Marrakech. It’s sunny and full of Souks. I could literally spend hours wandering around the streets, brousing the beautiful goods on offer, and when I say beautiful, I mean beautiful. Think colourful woven shawls, rugs, leather and material bags of every colour you know, leather shoes with sparkles and bling, jewellery that calls your name, shiny silver teapots and painted glasses, lamps, lamps and more lamps. Oh my. This could be a dangerous place to holiday!
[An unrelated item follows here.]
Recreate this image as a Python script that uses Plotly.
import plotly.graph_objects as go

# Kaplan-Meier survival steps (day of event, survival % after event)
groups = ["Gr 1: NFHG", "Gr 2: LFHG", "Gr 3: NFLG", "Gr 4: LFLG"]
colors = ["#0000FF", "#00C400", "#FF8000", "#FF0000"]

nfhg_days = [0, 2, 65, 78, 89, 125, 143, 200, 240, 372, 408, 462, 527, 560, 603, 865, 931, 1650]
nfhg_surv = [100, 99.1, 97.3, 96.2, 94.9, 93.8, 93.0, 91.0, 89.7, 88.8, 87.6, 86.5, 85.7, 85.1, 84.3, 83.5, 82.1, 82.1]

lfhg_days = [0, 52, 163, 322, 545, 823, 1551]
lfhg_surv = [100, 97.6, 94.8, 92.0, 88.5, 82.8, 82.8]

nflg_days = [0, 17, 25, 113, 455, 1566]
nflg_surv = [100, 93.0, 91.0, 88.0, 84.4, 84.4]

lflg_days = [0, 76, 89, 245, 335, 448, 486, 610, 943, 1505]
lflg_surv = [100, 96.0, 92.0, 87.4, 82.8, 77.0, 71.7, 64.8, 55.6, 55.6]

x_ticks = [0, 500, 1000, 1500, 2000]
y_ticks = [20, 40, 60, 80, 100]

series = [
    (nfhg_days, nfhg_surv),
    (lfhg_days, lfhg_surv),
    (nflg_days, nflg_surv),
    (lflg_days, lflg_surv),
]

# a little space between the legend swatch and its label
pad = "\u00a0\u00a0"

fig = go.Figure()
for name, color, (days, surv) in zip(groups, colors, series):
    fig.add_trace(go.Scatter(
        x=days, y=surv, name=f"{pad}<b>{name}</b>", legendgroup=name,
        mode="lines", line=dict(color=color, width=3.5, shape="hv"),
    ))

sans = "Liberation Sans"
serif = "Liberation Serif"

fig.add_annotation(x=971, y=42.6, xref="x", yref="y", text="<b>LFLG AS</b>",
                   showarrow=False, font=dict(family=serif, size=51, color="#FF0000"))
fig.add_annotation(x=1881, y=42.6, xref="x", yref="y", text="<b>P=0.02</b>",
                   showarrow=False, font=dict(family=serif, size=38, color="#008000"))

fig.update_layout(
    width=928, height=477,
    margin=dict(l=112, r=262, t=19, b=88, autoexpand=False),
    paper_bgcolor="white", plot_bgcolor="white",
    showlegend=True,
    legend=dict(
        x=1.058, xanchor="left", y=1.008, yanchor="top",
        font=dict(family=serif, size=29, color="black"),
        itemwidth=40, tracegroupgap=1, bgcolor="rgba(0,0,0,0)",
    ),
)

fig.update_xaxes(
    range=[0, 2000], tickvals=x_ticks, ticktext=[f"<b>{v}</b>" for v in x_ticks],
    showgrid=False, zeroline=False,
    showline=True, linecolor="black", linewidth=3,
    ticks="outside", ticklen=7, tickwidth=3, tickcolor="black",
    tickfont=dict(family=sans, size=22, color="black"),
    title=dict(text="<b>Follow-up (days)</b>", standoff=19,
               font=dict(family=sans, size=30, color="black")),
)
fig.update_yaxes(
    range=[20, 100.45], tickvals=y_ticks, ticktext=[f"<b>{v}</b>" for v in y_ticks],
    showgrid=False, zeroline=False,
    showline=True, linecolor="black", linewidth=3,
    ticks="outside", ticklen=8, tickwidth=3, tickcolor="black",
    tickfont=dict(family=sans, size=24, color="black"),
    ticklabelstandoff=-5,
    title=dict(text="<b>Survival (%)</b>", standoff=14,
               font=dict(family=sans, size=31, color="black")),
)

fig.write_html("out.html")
Dietitian UK: Marrakech Lanterns of beauty
Dietitian UK: Marrakech Lanterns of beauty

Those streets really make me smile, but the bit that makes my heart sing the most is of course the food stalls. Spices, herbs, mint tea sellers, nuts and dried fruit. Why are our UK markets not this colourful and exciting on a daily basis? We could learn a lot from other cultures who actually buy their food from the market, I’d say this is the “super” market way of doing things.

Dietitian UK: Marrakech Nutaliciousness.

Dietiitan UK: Marrakech Olives on the Market
Dietiitan UK: Marrakech Nuts and Olives on the Market


Coming out of the market there were at least 5 stalls selling freshly squeezed orange juice for 4 dhs, that’s 33 pence a cup. Wowsers. What a way to recover from the hustle and bustle, sensory overload and shopping 😉

Our first time around the Souks we paid for a guide and this was brilliant, we would have got lost otherwise – Google maps is unlikely to cover this area 😉 The Souks are divided into different areas: leather, lamps, bags, shoes etc… so much to choose from.

What do you like to do on holiday? For me it’s about enjoying the local food, soaking up the atmosphere and relaxing in good company.